--- RECORDS FOR PROCESSING ---
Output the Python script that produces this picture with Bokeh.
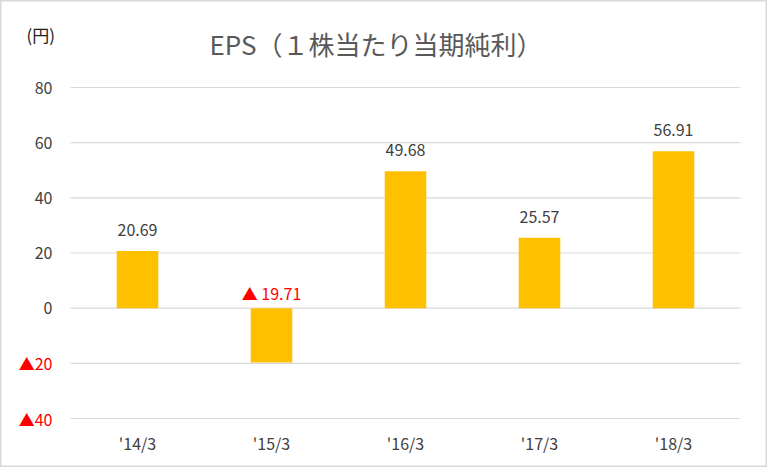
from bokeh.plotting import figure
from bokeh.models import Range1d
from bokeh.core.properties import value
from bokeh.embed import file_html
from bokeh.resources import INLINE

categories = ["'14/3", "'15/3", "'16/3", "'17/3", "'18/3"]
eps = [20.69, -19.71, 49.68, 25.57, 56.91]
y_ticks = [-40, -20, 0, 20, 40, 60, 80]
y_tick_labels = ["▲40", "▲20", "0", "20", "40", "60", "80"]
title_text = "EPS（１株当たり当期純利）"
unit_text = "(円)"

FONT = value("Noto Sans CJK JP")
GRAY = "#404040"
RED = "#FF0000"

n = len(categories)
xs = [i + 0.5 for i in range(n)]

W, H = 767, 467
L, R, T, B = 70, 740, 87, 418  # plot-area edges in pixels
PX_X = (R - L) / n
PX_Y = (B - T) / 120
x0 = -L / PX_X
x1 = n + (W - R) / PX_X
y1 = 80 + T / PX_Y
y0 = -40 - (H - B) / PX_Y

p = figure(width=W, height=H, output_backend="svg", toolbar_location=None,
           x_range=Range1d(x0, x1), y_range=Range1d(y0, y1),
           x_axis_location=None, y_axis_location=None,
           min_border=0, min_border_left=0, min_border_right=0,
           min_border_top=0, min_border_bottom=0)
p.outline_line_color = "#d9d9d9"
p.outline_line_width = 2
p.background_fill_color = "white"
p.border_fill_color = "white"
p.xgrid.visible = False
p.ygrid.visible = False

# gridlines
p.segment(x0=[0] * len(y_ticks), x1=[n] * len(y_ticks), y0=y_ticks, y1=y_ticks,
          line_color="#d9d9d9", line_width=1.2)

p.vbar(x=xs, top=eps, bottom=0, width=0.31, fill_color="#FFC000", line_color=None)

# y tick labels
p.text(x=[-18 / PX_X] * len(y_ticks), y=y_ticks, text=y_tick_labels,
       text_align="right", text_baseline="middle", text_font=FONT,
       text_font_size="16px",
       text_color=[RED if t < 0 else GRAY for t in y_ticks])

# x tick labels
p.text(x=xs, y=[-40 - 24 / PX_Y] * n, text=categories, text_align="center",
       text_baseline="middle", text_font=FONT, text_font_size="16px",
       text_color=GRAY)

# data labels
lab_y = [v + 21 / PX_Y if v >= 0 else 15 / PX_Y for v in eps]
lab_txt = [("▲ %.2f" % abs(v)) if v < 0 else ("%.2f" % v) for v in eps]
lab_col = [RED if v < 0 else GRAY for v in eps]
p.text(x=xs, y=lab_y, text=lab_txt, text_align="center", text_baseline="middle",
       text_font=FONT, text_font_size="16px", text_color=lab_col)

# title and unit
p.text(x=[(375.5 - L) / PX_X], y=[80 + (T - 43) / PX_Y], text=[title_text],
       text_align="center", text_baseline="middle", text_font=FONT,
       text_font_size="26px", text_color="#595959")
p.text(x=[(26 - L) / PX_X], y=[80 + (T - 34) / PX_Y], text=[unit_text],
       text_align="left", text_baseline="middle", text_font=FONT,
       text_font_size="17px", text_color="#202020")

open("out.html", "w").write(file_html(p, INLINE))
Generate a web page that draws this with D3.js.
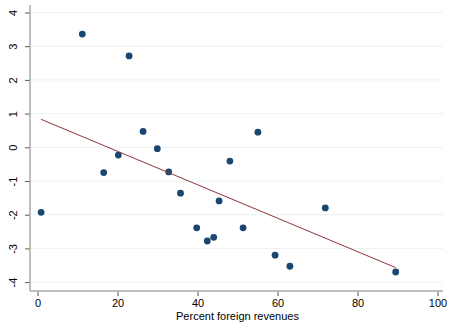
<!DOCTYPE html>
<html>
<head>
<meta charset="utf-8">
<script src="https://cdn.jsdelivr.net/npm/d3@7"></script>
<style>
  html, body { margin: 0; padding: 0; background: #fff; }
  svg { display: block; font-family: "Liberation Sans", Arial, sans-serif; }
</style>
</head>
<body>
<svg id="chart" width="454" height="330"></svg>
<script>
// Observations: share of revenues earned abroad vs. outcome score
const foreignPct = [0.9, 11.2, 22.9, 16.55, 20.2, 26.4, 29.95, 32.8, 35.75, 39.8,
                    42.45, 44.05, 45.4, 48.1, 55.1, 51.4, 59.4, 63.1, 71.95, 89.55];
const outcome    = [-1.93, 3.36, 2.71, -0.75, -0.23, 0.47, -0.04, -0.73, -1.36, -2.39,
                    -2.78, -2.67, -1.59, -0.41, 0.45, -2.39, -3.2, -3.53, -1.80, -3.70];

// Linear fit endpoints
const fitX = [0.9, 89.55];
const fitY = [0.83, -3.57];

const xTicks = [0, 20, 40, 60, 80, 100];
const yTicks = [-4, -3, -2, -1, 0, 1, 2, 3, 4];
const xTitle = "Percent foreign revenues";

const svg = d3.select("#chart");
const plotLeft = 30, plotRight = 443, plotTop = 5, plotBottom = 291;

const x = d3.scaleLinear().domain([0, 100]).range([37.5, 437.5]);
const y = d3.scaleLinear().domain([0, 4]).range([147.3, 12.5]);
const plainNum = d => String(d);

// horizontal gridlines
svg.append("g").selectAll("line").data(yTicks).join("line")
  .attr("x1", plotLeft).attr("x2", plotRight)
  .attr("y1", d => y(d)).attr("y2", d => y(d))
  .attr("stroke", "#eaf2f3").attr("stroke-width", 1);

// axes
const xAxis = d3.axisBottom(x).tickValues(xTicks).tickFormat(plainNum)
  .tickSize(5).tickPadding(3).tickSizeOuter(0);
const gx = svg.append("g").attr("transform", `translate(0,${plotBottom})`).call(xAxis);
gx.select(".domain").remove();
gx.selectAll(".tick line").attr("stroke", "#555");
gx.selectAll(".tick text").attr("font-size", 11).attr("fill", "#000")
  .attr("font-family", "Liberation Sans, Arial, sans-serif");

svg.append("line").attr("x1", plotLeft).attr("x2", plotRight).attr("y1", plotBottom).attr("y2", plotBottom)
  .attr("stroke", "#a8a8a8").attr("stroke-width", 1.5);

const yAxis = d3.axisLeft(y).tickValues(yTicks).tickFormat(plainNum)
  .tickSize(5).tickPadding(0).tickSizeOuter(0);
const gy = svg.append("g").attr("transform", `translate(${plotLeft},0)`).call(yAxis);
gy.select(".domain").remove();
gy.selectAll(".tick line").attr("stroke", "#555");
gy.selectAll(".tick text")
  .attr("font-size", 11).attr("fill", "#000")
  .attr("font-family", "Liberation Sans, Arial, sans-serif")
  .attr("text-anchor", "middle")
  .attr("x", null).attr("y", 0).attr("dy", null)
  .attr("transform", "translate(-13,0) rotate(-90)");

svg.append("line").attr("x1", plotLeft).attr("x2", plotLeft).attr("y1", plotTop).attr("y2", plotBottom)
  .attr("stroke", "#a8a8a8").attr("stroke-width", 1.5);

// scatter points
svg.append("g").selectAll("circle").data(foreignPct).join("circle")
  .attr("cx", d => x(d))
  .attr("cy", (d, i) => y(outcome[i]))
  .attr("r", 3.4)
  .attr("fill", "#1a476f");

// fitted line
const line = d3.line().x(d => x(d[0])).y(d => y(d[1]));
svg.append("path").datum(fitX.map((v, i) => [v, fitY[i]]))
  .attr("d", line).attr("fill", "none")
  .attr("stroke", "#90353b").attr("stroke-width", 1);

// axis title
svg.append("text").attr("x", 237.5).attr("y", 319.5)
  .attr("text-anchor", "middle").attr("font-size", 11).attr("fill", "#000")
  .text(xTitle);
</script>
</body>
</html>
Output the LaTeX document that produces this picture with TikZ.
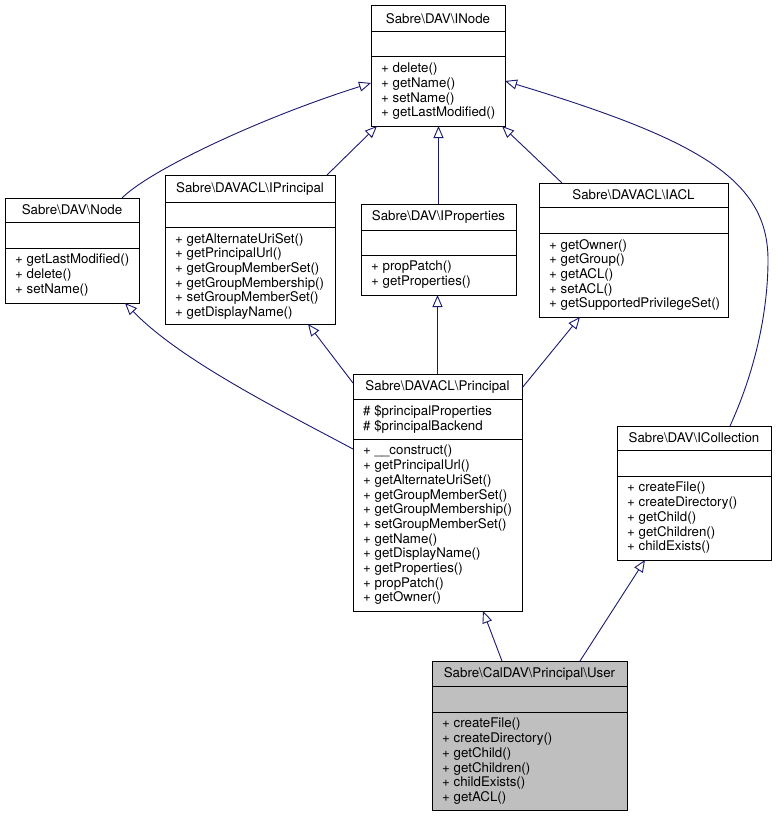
---
> WHAT THE TASK ASKS: Omit each picture, then return all of the listing exactly as it stands.

> OUTPUT:
Output the Python script that produces this picture with Bokeh.
from bokeh.plotting import figure
from bokeh.models import Range1d
from bokeh.core.properties import value
from bokeh.embed import file_html
from bokeh.resources import INLINE

categories = ["'14/3", "'15/3", "'16/3", "'17/3", "'18/3"]
eps = [20.69, -19.71, 49.68, 25.57, 56.91]
y_ticks = [-40, -20, 0, 20, 40, 60, 80]
y_tick_labels = ["▲40", "▲20", "0", "20", "40", "60", "80"]
title_text = "EPS（１株当たり当期純利）"
unit_text = "(円)"

FONT = value("Noto Sans CJK JP")
GRAY = "#404040"
RED = "#FF0000"

n = len(categories)
xs = [i + 0.5 for i in range(n)]

W, H = 767, 467
L, R, T, B = 70, 740, 87, 418  # plot-area edges in pixels
PX_X = (R - L) / n
PX_Y = (B - T) / 120
x0 = -L / PX_X
x1 = n + (W - R) / PX_X
y1 = 80 + T / PX_Y
y0 = -40 - (H - B) / PX_Y

p = figure(width=W, height=H, output_backend="svg", toolbar_location=None,
           x_range=Range1d(x0, x1), y_range=Range1d(y0, y1),
           x_axis_location=None, y_axis_location=None,
           min_border=0, min_border_left=0, min_border_right=0,
           min_border_top=0, min_border_bottom=0)
p.outline_line_color = "#d9d9d9"
p.outline_line_width = 2
p.background_fill_color = "white"
p.border_fill_color = "white"
p.xgrid.visible = False
p.ygrid.visible = False

# gridlines
p.segment(x0=[0] * len(y_ticks), x1=[n] * len(y_ticks), y0=y_ticks, y1=y_ticks,
          line_color="#d9d9d9", line_width=1.2)

p.vbar(x=xs, top=eps, bottom=0, width=0.31, fill_color="#FFC000", line_color=None)

# y tick labels
p.text(x=[-18 / PX_X] * len(y_ticks), y=y_ticks, text=y_tick_labels,
       text_align="right", text_baseline="middle", text_font=FONT,
       text_font_size="16px",
       text_color=[RED if t < 0 else GRAY for t in y_ticks])

# x tick labels
p.text(x=xs, y=[-40 - 24 / PX_Y] * n, text=categories, text_align="center",
       text_baseline="middle", text_font=FONT, text_font_size="16px",
       text_color=GRAY)

# data labels
lab_y = [v + 21 / PX_Y if v >= 0 else 15 / PX_Y for v in eps]
lab_txt = [("▲ %.2f" % abs(v)) if v < 0 else ("%.2f" % v) for v in eps]
lab_col = [RED if v < 0 else GRAY for v in eps]
p.text(x=xs, y=lab_y, text=lab_txt, text_align="center", text_baseline="middle",
       text_font=FONT, text_font_size="16px", text_color=lab_col)

# title and unit
p.text(x=[(375.5 - L) / PX_X], y=[80 + (T - 43) / PX_Y], text=[title_text],
       text_align="center", text_baseline="middle", text_font=FONT,
       text_font_size="26px", text_color="#595959")
p.text(x=[(26 - L) / PX_X], y=[80 + (T - 34) / PX_Y], text=[unit_text],
       text_align="left", text_baseline="middle", text_font=FONT,
       text_font_size="17px", text_color="#202020")

open("out.html", "w").write(file_html(p, INLINE))
Generate a web page that draws this with D3.js.
<!DOCTYPE html>
<html>
<head>
<meta charset="utf-8">
<script src="https://cdn.jsdelivr.net/npm/d3@7"></script>
<style>
  html, body { margin: 0; padding: 0; background: #fff; }
  svg { display: block; font-family: "Liberation Sans", Arial, sans-serif; }
</style>
</head>
<body>
<svg id="chart" width="454" height="330"></svg>
<script>
// Observations: share of revenues earned abroad vs. outcome score
const foreignPct = [0.9, 11.2, 22.9, 16.55, 20.2, 26.4, 29.95, 32.8, 35.75, 39.8,
                    42.45, 44.05, 45.4, 48.1, 55.1, 51.4, 59.4, 63.1, 71.95, 89.55];
const outcome    = [-1.93, 3.36, 2.71, -0.75, -0.23, 0.47, -0.04, -0.73, -1.36, -2.39,
                    -2.78, -2.67, -1.59, -0.41, 0.45, -2.39, -3.2, -3.53, -1.80, -3.70];

// Linear fit endpoints
const fitX = [0.9, 89.55];
const fitY = [0.83, -3.57];

const xTicks = [0, 20, 40, 60, 80, 100];
const yTicks = [-4, -3, -2, -1, 0, 1, 2, 3, 4];
const xTitle = "Percent foreign revenues";

const svg = d3.select("#chart");
const plotLeft = 30, plotRight = 443, plotTop = 5, plotBottom = 291;

const x = d3.scaleLinear().domain([0, 100]).range([37.5, 437.5]);
const y = d3.scaleLinear().domain([0, 4]).range([147.3, 12.5]);
const plainNum = d => String(d);

// horizontal gridlines
svg.append("g").selectAll("line").data(yTicks).join("line")
  .attr("x1", plotLeft).attr("x2", plotRight)
  .attr("y1", d => y(d)).attr("y2", d => y(d))
  .attr("stroke", "#eaf2f3").attr("stroke-width", 1);

// axes
const xAxis = d3.axisBottom(x).tickValues(xTicks).tickFormat(plainNum)
  .tickSize(5).tickPadding(3).tickSizeOuter(0);
const gx = svg.append("g").attr("transform", `translate(0,${plotBottom})`).call(xAxis);
gx.select(".domain").remove();
gx.selectAll(".tick line").attr("stroke", "#555");
gx.selectAll(".tick text").attr("font-size", 11).attr("fill", "#000")
  .attr("font-family", "Liberation Sans, Arial, sans-serif");

svg.append("line").attr("x1", plotLeft).attr("x2", plotRight).attr("y1", plotBottom).attr("y2", plotBottom)
  .attr("stroke", "#a8a8a8").attr("stroke-width", 1.5);

const yAxis = d3.axisLeft(y).tickValues(yTicks).tickFormat(plainNum)
  .tickSize(5).tickPadding(0).tickSizeOuter(0);
const gy = svg.append("g").attr("transform", `translate(${plotLeft},0)`).call(yAxis);
gy.select(".domain").remove();
gy.selectAll(".tick line").attr("stroke", "#555");
gy.selectAll(".tick text")
  .attr("font-size", 11).attr("fill", "#000")
  .attr("font-family", "Liberation Sans, Arial, sans-serif")
  .attr("text-anchor", "middle")
  .attr("x", null).attr("y", 0).attr("dy", null)
  .attr("transform", "translate(-13,0) rotate(-90)");

svg.append("line").attr("x1", plotLeft).attr("x2", plotLeft).attr("y1", plotTop).attr("y2", plotBottom)
  .attr("stroke", "#a8a8a8").attr("stroke-width", 1.5);

// scatter points
svg.append("g").selectAll("circle").data(foreignPct).join("circle")
  .attr("cx", d => x(d))
  .attr("cy", (d, i) => y(outcome[i]))
  .attr("r", 3.4)
  .attr("fill", "#1a476f");

// fitted line
const line = d3.line().x(d => x(d[0])).y(d => y(d[1]));
svg.append("path").datum(fitX.map((v, i) => [v, fitY[i]]))
  .attr("d", line).attr("fill", "none")
  .attr("stroke", "#90353b").attr("stroke-width", 1);

// axis title
svg.append("text").attr("x", 237.5).attr("y", 319.5)
  .attr("text-anchor", "middle").attr("font-size", 11).attr("fill", "#000")
  .text(xTitle);
</script>
</body>
</html>
Output the LaTeX document that produces this picture with TikZ.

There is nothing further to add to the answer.